Back in 2011, The Lean Startup by Eric Ries took the business world by storm with its vision of a more efficient and productive way of running start-ups. Now, many other industries have taken on the principles of the book to make similar advances in their field.
Far from encouraging us to be cheap, the end goal is to reduce waste of time and resources. Many organizations are trying to get to the wrong destination faster and more efficiently. Our goal is to try to get to the right destination. Eric Ries encourages us to ask: Does this solve a real problem that’s important to at least one of our audiences in a way that’s useful and makes sense to them?
I am currently working on a book called Lean Impact, that adapts these principles to the social sector. As a professional working in global development, my background is not in associations, but I see parallels between all our working structures and the ways we can streamline our processes through lean approaches.
In this article, I suggest six simple principles as an introduction to this mindset that could change the way you work for good.
1: Start with a clear goal
Everything you do should be in service of achieving a clear goal. Outlining this goal early in the process keeps everyone focused on the task at hand. I see it all the time in the social sector: we get so wed to our solutions that we lose sight of the problem we’re trying to solve. This makes it harder to change tack when our solutions don’t deliver the way we hoped they would.
The goal should be specific and measurable, so you have a vision of what success - and failure - looks like. Start by asking: what are we trying to accomplish? What would be different in the world if we succeed? Spend time on this, and keep a light hold on your solution, while maintaining a laser focus on your problem. If the solution goes awry, pivot and try something else.
2: Engage stakeholders
Who stands to benefit from this specific project?
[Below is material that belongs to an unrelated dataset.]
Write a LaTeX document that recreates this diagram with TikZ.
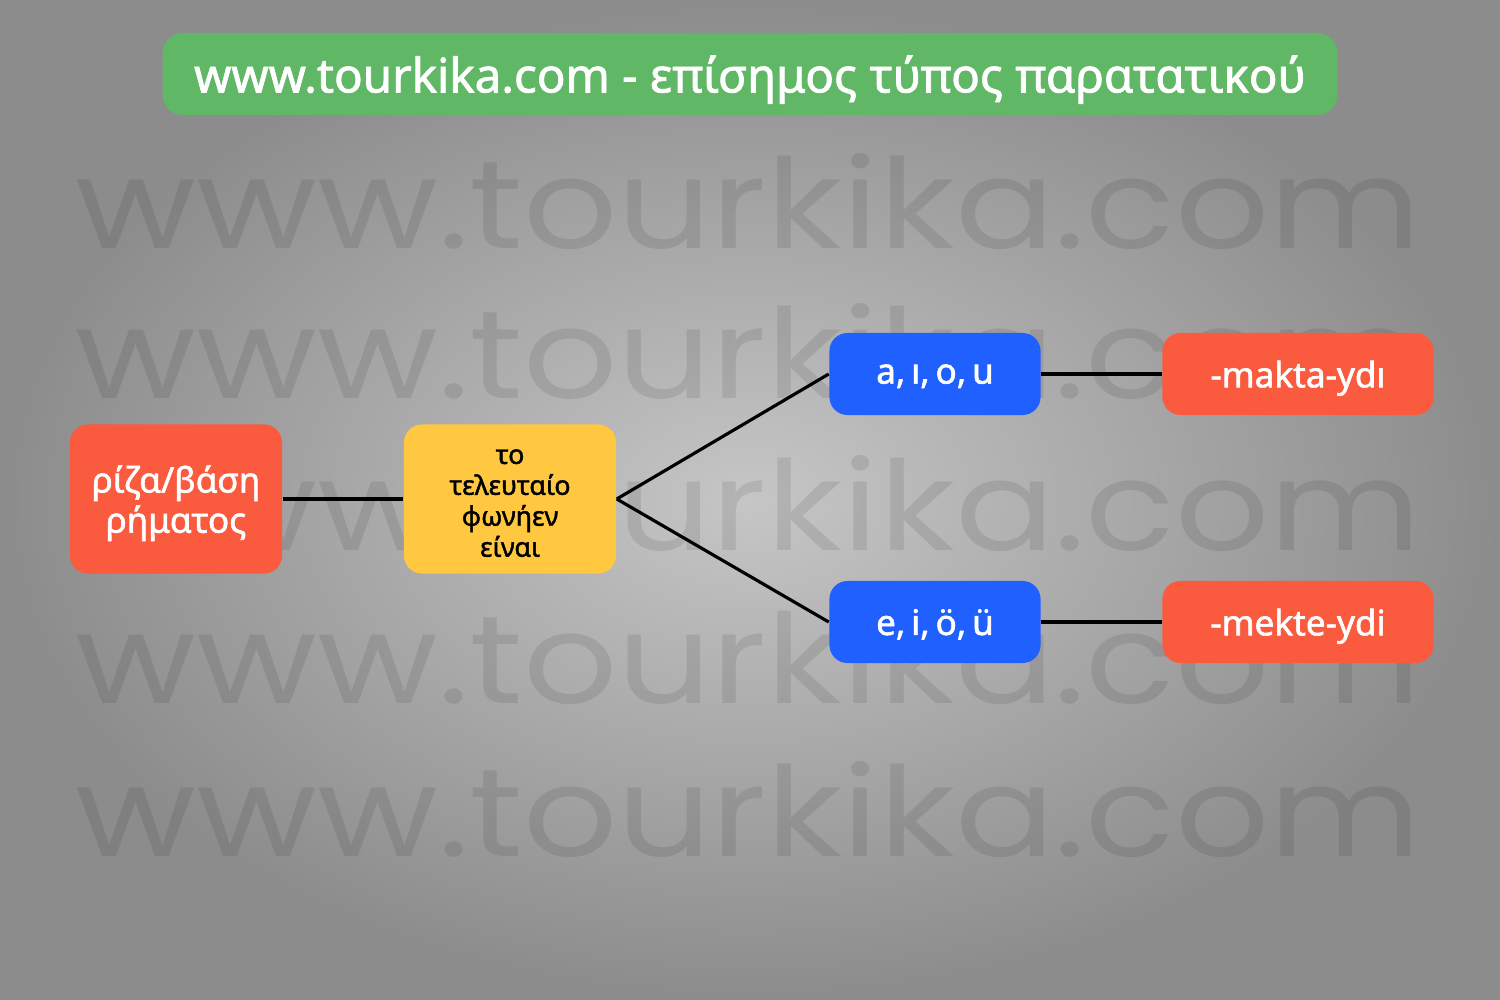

In the association industry, members will always be stakeholders. Others might be partners or service providers, employers or prospective members. One of my favorite quotes from the book is, “Get out of the building.” There is only so much you can achieve sitting around a table with your colleagues. Real inspiration will come from your customers, who know what they need and can offer up this knowledge to help you build the best service for them. Bring stakeholders together to help them design potential solutions to their problems instead of hiding behind closed doors.
3: Identify risks and assumptions
Assumptions are the statements you believe to be true about needs, solutions, and users. They can be set out as follows: Our members face problems with X. We can solve this problem by Y. A barrier we need to overcome is Z.
From here, you can work out what might go wrong and cause the project to fail. Go in with a healthy dose of skepticism and ask yourself the tough questions. What needs to go right for your solution to work?
4: Validate hypotheses
Test the assumptions you write down in the form of if-then statements, for example: If this product engages members, then we will see an increase in retention. Find the cheapest and fastest way to test these hypotheses.
This can be done through the creation of a minimum viable product (MVP) or prototype, that takes fewer resources to put together than the end goal. Present a group of stakeholders with a mock-up of the projected final product, and test their responses. The best results come not from asking people for their opinions, but from observing their behavior. People might say a product looks great, but will they buy it?
5: Measure success
When you outline what a successful project looks like, make sure your metrics for gauging this success are true indicators for the goal you are trying to achieve. Vanity metrics may deliver big numbers, such as the reach of a free publication delivered by email, but these often reflect publicity efforts more than anything else.
Innovation metrics give a picture of the true usefulness of a product or service, and relate back to your desired impact rather than usage of the solution itself. For example, retention or conversion rates indicate the value you are providing, whereas the number of people who try something once might be simply due to a marketing push.
6: Pivot or persevere
If you’re reaching the point of diminishing returns, running out of ideas to try, but nowhere near the metrics that you need to achieve your goal, make the tough call to pivot. This doesn’t always mean the project is a failure, but at least put it on the back burner for now and reconsider the solutions or even the goal.
Finally, remember that nothing in in these lean principles is rocket science. You can start to dabble in lean thinking in lean ways, by starting out on a small project, like getting out of the building for an afternoon to talk to stakeholders about their needs. Begin by developing skills and knowledge as a team: read the book together, check out online resources like Acumen, and this whitepaper about innovating the lean way in the association industry. Good luck!